Data for processing:

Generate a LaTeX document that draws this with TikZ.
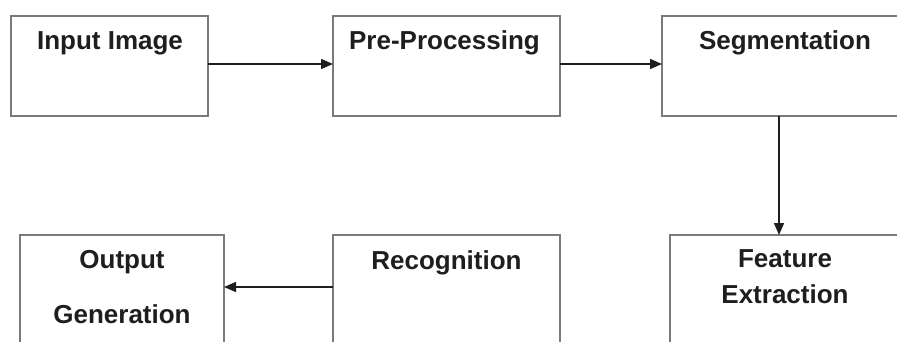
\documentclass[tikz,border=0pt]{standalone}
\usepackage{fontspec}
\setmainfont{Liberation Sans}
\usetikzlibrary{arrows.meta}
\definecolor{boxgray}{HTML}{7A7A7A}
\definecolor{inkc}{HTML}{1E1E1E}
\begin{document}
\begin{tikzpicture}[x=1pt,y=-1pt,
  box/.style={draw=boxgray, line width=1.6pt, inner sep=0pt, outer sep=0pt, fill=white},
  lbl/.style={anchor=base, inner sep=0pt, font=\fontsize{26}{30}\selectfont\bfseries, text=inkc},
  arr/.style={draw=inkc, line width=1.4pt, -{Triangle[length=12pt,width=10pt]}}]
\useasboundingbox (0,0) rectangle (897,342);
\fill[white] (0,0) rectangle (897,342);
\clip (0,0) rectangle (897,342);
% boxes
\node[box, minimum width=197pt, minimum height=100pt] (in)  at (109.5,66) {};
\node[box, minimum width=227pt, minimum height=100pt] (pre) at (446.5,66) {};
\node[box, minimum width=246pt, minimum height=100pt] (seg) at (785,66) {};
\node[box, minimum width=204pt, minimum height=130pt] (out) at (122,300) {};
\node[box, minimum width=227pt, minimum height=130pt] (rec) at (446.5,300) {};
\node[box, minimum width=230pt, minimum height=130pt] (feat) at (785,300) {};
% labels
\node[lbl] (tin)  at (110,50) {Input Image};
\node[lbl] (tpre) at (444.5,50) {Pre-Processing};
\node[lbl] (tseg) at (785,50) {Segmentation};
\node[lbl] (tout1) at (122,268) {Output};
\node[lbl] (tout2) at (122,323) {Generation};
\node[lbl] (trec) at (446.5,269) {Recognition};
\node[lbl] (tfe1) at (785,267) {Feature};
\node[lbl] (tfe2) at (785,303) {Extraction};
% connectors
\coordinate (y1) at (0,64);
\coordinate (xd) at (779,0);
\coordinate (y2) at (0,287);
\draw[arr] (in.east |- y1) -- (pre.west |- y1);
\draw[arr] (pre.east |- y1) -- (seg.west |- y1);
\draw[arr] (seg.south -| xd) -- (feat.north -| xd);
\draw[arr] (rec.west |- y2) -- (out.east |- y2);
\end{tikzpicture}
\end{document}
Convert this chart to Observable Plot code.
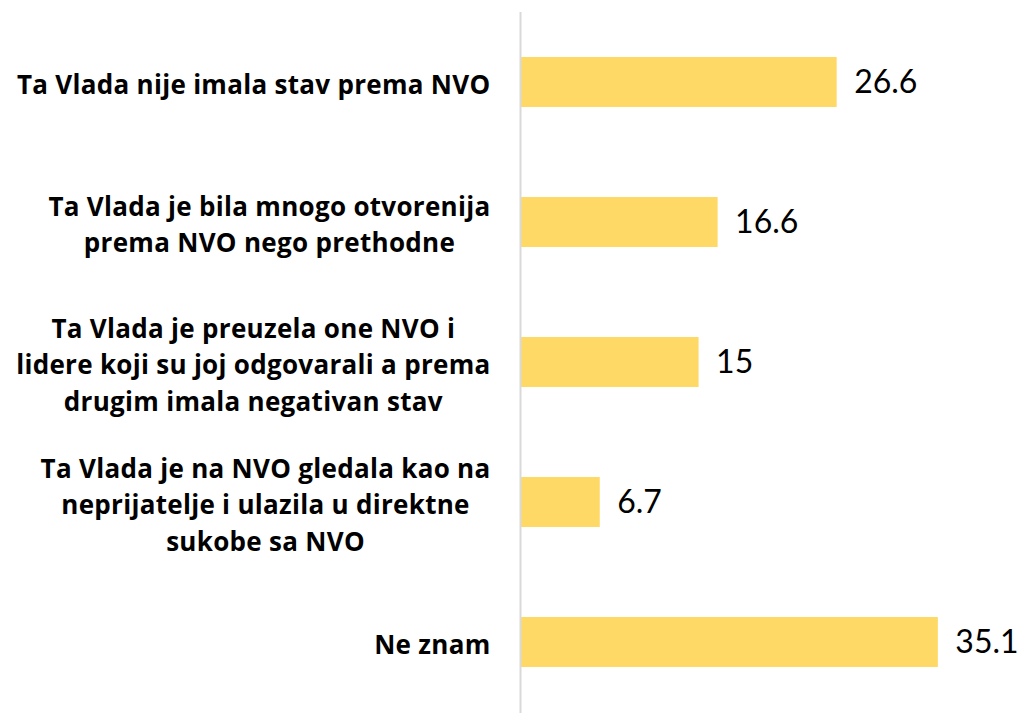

--

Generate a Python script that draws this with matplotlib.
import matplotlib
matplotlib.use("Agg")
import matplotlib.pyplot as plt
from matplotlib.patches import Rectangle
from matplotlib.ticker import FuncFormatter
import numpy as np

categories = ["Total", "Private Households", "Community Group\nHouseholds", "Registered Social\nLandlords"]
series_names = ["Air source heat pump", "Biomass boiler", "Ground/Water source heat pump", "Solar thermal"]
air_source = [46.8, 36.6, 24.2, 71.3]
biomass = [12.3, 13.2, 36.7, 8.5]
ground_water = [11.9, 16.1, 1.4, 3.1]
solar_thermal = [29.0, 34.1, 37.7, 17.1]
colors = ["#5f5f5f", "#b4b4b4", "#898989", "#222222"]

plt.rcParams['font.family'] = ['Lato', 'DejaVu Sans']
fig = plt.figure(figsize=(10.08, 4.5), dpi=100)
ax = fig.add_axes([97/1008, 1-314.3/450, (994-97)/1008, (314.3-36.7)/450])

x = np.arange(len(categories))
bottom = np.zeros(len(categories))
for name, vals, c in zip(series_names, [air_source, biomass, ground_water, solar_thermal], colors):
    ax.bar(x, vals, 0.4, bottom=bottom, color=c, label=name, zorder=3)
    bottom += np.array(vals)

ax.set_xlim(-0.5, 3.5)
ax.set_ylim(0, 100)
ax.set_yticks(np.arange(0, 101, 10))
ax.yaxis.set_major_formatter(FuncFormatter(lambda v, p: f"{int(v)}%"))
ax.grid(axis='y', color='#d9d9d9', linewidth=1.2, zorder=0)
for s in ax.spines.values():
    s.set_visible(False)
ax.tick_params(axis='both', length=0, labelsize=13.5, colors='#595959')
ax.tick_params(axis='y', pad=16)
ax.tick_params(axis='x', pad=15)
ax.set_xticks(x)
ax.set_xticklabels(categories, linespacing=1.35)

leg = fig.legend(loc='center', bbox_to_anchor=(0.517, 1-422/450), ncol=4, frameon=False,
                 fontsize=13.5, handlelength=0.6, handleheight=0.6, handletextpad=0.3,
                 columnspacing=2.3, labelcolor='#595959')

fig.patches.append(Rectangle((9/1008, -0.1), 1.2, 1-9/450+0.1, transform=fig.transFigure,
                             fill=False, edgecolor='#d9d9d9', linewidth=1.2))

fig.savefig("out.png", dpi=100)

Goal of the exercise: Of all the lines in the listing above, how many include "Generate"? Write only the number.

Result: 2